_Entries provided_.
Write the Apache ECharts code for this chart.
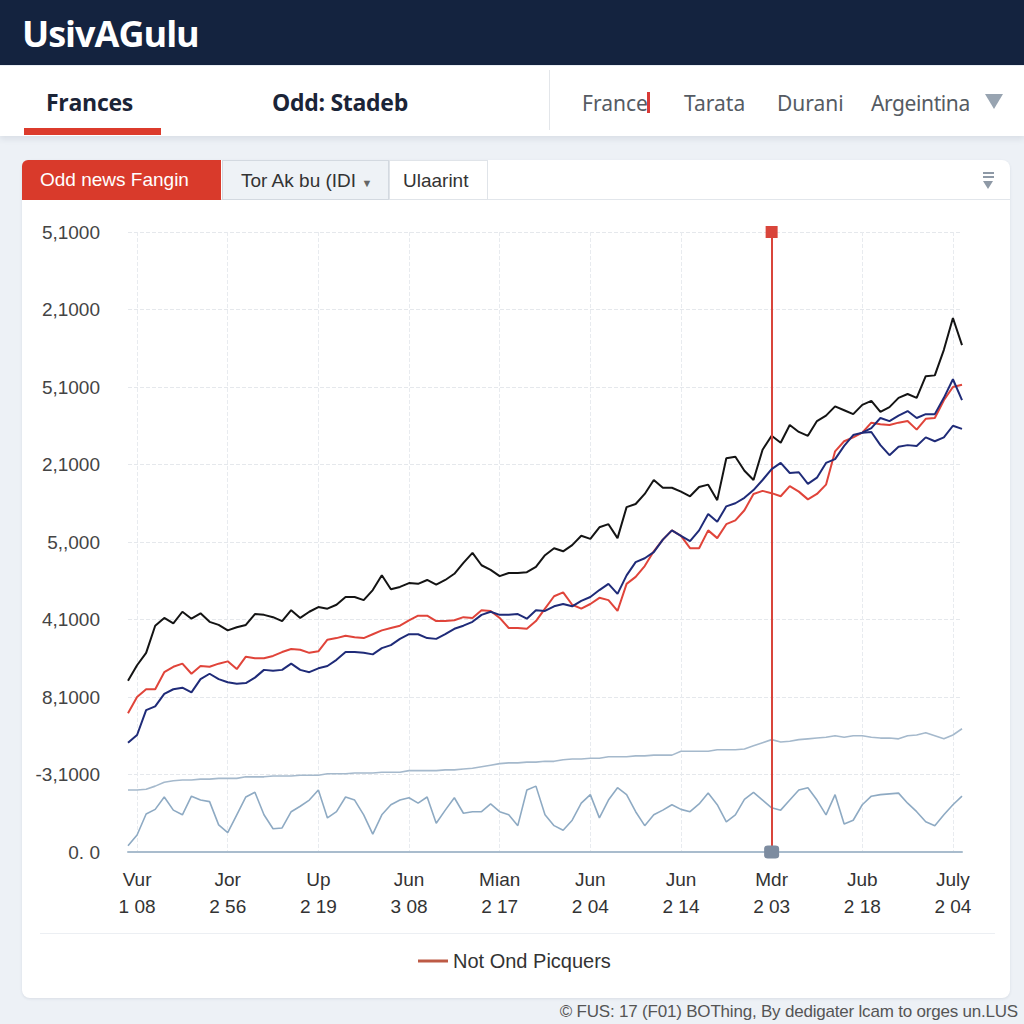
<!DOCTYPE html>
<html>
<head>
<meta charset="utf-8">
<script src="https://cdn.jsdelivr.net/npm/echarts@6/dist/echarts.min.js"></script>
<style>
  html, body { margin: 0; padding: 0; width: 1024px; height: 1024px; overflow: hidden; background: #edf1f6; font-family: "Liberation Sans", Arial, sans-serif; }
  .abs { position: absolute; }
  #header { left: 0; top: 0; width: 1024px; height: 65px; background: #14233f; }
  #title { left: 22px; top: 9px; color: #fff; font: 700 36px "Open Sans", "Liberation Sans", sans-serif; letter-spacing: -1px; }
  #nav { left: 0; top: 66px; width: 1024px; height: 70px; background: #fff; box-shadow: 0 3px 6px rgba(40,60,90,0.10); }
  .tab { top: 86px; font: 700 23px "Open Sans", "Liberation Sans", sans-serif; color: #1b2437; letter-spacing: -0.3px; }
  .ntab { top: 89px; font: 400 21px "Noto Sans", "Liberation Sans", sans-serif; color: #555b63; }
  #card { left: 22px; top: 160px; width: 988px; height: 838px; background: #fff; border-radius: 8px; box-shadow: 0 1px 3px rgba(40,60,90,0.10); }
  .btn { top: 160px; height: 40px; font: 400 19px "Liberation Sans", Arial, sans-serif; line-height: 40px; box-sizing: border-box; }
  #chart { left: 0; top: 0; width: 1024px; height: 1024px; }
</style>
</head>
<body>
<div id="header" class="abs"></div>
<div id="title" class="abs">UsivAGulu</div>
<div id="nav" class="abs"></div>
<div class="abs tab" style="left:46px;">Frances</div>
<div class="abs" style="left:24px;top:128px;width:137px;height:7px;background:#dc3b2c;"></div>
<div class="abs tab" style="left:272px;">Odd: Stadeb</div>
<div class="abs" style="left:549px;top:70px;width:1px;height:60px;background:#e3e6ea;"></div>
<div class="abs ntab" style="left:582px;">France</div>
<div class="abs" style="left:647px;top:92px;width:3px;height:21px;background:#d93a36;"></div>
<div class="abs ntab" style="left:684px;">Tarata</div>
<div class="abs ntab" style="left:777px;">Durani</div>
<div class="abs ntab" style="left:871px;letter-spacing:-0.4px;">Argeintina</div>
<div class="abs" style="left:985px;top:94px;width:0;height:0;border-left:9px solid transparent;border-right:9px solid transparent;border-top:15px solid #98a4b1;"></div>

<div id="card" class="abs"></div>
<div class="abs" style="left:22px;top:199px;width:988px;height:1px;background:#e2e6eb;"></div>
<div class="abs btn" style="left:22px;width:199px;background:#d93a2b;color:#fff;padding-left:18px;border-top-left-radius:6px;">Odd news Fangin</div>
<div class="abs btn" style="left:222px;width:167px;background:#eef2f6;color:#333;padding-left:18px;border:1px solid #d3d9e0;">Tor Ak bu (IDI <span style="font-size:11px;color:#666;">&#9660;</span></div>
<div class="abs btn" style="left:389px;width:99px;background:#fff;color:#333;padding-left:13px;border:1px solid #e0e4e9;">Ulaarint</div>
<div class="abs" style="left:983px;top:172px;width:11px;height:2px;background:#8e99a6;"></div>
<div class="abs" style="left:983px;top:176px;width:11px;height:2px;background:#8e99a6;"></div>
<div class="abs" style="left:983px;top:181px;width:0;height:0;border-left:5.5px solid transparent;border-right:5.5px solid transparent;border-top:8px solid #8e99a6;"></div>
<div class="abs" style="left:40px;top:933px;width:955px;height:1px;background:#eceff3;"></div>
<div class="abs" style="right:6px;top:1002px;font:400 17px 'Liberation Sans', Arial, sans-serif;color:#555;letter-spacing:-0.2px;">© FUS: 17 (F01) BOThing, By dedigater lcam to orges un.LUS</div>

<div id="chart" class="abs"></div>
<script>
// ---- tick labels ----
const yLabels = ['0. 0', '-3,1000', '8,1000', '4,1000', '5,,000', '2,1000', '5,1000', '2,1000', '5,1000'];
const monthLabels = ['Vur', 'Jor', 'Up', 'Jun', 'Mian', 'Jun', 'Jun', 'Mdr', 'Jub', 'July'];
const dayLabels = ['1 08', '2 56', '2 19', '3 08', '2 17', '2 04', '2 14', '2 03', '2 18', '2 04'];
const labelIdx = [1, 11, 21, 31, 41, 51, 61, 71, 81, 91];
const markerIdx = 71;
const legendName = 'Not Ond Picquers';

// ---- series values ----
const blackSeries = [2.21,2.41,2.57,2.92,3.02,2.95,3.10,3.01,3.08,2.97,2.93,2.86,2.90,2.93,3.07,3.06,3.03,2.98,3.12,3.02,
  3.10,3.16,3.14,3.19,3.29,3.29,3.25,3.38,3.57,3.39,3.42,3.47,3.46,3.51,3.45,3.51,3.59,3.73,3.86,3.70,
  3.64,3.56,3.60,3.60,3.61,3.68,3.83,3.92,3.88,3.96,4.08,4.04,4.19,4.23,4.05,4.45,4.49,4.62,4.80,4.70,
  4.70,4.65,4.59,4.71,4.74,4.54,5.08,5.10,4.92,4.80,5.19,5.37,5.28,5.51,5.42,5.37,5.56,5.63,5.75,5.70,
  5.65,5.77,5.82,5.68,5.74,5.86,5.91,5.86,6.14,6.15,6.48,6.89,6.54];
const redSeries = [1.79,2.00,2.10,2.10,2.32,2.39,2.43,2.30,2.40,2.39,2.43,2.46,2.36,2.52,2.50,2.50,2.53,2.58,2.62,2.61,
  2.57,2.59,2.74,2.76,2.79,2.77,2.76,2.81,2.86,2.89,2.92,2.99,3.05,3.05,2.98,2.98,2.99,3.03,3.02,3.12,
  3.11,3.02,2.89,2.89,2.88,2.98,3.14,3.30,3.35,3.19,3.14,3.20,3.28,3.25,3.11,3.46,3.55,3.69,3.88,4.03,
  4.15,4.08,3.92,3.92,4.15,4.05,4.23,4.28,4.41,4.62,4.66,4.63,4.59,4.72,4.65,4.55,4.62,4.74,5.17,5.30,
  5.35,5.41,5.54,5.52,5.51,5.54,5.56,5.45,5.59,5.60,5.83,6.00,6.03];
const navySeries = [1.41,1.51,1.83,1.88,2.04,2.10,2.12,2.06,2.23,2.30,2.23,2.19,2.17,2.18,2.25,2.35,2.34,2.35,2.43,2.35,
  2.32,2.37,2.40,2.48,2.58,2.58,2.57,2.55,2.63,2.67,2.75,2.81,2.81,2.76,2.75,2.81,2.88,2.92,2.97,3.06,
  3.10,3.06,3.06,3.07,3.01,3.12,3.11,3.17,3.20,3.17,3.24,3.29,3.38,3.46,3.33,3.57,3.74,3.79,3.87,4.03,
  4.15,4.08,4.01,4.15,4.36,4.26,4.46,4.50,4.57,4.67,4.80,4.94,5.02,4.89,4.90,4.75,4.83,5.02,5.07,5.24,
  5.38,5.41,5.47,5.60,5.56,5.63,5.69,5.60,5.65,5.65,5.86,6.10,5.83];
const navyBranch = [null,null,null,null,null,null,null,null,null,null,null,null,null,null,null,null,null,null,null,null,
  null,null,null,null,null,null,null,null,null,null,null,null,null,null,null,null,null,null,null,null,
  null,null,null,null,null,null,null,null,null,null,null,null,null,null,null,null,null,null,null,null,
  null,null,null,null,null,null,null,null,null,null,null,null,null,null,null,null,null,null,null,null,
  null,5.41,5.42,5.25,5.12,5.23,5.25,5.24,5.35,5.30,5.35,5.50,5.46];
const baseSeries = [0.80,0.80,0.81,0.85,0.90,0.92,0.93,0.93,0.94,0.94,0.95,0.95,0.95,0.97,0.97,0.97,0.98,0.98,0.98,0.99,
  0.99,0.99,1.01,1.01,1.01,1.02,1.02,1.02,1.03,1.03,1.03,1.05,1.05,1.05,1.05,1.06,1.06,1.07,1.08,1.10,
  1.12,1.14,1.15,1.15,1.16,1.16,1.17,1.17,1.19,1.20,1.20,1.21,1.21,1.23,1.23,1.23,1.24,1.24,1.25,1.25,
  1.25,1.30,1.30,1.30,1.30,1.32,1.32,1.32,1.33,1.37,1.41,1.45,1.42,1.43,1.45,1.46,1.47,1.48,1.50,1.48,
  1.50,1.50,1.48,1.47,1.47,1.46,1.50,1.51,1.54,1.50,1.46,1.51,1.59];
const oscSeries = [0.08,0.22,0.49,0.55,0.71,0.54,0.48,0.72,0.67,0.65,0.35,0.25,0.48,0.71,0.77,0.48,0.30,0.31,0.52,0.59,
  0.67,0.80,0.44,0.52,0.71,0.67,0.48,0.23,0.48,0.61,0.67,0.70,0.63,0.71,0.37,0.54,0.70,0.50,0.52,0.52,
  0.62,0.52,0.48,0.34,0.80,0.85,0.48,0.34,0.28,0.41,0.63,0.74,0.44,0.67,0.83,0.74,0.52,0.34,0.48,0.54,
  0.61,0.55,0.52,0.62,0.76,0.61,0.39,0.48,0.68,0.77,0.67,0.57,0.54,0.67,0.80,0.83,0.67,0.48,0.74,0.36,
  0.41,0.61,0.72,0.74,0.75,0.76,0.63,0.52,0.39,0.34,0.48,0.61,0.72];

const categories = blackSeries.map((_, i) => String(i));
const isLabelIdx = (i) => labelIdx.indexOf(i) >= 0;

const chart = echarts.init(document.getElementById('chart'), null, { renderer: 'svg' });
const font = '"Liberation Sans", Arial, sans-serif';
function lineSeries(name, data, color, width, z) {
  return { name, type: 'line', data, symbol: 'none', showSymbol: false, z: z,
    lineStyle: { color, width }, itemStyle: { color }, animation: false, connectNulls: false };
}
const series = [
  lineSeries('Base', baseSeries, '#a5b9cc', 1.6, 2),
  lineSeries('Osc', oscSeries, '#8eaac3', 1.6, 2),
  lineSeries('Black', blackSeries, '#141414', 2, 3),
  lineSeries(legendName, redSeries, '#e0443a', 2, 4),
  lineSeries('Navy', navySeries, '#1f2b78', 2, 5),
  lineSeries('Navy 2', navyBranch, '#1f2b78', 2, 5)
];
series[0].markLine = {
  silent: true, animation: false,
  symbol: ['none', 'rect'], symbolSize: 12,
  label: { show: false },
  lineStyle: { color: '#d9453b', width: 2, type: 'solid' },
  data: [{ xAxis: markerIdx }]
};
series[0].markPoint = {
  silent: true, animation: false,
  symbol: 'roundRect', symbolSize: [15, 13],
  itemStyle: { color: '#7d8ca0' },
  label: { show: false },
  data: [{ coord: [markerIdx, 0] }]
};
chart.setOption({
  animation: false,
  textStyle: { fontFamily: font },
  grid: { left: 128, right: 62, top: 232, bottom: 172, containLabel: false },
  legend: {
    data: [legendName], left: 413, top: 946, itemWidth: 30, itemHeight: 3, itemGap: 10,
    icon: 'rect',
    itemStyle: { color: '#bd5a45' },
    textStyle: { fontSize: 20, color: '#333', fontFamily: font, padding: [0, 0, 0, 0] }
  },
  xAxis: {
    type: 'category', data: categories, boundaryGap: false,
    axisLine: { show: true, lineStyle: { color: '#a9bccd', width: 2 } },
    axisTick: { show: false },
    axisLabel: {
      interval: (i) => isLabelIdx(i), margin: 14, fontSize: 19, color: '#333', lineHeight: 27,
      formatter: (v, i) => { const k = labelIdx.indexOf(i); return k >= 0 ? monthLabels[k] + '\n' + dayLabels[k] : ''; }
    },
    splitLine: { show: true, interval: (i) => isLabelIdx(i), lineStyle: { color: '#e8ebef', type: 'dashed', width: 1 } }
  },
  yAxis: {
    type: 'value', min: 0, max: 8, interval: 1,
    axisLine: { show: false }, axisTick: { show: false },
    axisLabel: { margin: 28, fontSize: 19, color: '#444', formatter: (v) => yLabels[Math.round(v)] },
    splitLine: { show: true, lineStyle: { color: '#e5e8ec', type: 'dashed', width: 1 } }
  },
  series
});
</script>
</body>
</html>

* * *

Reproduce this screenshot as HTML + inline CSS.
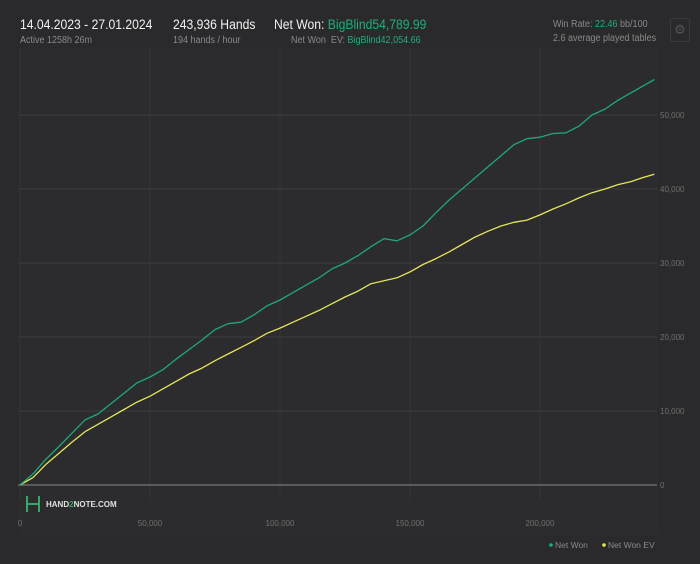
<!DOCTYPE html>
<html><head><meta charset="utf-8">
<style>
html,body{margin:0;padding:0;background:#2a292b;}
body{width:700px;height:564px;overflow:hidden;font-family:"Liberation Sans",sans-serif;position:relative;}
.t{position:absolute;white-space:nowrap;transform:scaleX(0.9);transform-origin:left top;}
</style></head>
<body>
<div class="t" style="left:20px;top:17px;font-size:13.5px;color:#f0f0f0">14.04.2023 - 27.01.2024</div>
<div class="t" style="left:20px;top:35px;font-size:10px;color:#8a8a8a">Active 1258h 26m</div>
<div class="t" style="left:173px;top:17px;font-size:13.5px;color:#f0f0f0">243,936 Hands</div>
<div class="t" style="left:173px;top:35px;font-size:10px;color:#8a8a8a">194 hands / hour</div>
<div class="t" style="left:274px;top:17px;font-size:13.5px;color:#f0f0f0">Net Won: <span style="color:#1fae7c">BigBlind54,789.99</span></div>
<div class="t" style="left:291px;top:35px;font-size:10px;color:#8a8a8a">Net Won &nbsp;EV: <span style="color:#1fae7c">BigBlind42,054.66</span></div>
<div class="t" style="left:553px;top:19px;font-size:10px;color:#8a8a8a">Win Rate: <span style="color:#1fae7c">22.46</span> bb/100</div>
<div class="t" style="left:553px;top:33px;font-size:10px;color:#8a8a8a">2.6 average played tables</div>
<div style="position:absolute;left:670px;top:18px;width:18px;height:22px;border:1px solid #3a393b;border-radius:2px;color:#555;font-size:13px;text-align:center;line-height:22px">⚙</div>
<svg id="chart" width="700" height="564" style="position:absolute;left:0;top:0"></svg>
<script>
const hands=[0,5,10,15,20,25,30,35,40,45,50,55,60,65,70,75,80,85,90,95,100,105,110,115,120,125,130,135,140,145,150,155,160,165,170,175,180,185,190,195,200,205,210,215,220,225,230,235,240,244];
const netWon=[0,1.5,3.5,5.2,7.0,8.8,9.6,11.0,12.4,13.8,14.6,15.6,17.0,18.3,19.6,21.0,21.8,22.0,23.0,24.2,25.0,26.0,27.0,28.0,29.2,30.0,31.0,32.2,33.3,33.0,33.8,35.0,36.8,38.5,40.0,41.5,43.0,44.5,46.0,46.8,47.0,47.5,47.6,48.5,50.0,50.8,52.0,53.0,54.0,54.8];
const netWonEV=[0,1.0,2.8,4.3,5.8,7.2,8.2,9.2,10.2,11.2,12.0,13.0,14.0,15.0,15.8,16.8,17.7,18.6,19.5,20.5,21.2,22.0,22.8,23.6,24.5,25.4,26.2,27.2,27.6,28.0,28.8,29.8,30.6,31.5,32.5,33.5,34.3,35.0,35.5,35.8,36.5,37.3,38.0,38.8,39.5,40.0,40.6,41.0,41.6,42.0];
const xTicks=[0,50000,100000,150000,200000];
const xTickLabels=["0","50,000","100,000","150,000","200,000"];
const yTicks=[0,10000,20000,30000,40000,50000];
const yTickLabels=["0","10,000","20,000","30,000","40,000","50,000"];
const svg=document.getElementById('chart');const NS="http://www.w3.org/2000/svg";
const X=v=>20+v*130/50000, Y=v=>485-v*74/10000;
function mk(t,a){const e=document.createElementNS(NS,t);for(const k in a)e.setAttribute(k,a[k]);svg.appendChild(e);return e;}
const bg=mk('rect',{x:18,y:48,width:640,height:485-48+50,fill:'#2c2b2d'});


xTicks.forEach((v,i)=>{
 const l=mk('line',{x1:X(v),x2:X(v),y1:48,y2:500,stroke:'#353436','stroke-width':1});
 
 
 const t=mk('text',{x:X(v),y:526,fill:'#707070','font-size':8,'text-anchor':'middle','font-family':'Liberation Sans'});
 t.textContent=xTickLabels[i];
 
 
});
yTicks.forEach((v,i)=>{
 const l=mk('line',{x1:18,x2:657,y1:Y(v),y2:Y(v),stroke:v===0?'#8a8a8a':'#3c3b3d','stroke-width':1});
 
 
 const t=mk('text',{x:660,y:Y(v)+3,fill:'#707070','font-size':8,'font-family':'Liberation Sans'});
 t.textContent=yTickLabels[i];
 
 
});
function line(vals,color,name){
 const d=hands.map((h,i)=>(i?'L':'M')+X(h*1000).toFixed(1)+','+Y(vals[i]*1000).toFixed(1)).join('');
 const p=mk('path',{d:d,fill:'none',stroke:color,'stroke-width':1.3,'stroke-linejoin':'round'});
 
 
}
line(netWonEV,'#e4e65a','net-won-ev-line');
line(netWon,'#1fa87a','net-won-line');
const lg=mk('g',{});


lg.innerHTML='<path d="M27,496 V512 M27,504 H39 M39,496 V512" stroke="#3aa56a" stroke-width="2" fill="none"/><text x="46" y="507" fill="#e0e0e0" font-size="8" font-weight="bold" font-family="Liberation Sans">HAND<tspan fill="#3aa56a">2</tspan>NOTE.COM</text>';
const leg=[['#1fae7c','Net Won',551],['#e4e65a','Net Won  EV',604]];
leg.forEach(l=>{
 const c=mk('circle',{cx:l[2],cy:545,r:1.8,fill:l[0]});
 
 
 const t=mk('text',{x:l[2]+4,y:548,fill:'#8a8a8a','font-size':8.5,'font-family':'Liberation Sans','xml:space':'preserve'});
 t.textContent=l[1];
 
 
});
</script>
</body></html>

_What is expected_.
In the listing above, find the line with "Write the Apache ECharts code for this chart." and the line with "solid transparent;border-right:9px solid". Copy both of them and every line between, exactly, but not the pictures.

_Solution to the problem_.
Write the Apache ECharts code for this chart.
<!DOCTYPE html>
<html>
<head>
<meta charset="utf-8">
<script src="https://cdn.jsdelivr.net/npm/echarts@6/dist/echarts.min.js"></script>
<style>
  html, body { margin: 0; padding: 0; width: 1024px; height: 1024px; overflow: hidden; background: #edf1f6; font-family: "Liberation Sans", Arial, sans-serif; }
  .abs { position: absolute; }
  #header { left: 0; top: 0; width: 1024px; height: 65px; background: #14233f; }
  #title { left: 22px; top: 9px; color: #fff; font: 700 36px "Open Sans", "Liberation Sans", sans-serif; letter-spacing: -1px; }
  #nav { left: 0; top: 66px; width: 1024px; height: 70px; background: #fff; box-shadow: 0 3px 6px rgba(40,60,90,0.10); }
  .tab { top: 86px; font: 700 23px "Open Sans", "Liberation Sans", sans-serif; color: #1b2437; letter-spacing: -0.3px; }
  .ntab { top: 89px; font: 400 21px "Noto Sans", "Liberation Sans", sans-serif; color: #555b63; }
  #card { left: 22px; top: 160px; width: 988px; height: 838px; background: #fff; border-radius: 8px; box-shadow: 0 1px 3px rgba(40,60,90,0.10); }
  .btn { top: 160px; height: 40px; font: 400 19px "Liberation Sans", Arial, sans-serif; line-height: 40px; box-sizing: border-box; }
  #chart { left: 0; top: 0; width: 1024px; height: 1024px; }
</style>
</head>
<body>
<div id="header" class="abs"></div>
<div id="title" class="abs">UsivAGulu</div>
<div id="nav" class="abs"></div>
<div class="abs tab" style="left:46px;">Frances</div>
<div class="abs" style="left:24px;top:128px;width:137px;height:7px;background:#dc3b2c;"></div>
<div class="abs tab" style="left:272px;">Odd: Stadeb</div>
<div class="abs" style="left:549px;top:70px;width:1px;height:60px;background:#e3e6ea;"></div>
<div class="abs ntab" style="left:582px;">France</div>
<div class="abs" style="left:647px;top:92px;width:3px;height:21px;background:#d93a36;"></div>
<div class="abs ntab" style="left:684px;">Tarata</div>
<div class="abs ntab" style="left:777px;">Durani</div>
<div class="abs ntab" style="left:871px;letter-spacing:-0.4px;">Argeintina</div>
<div class="abs" style="left:985px;top:94px;width:0;height:0;border-left:9px solid transparent;border-right:9px solid transparent;border-top:15px solid #98a4b1;"></div>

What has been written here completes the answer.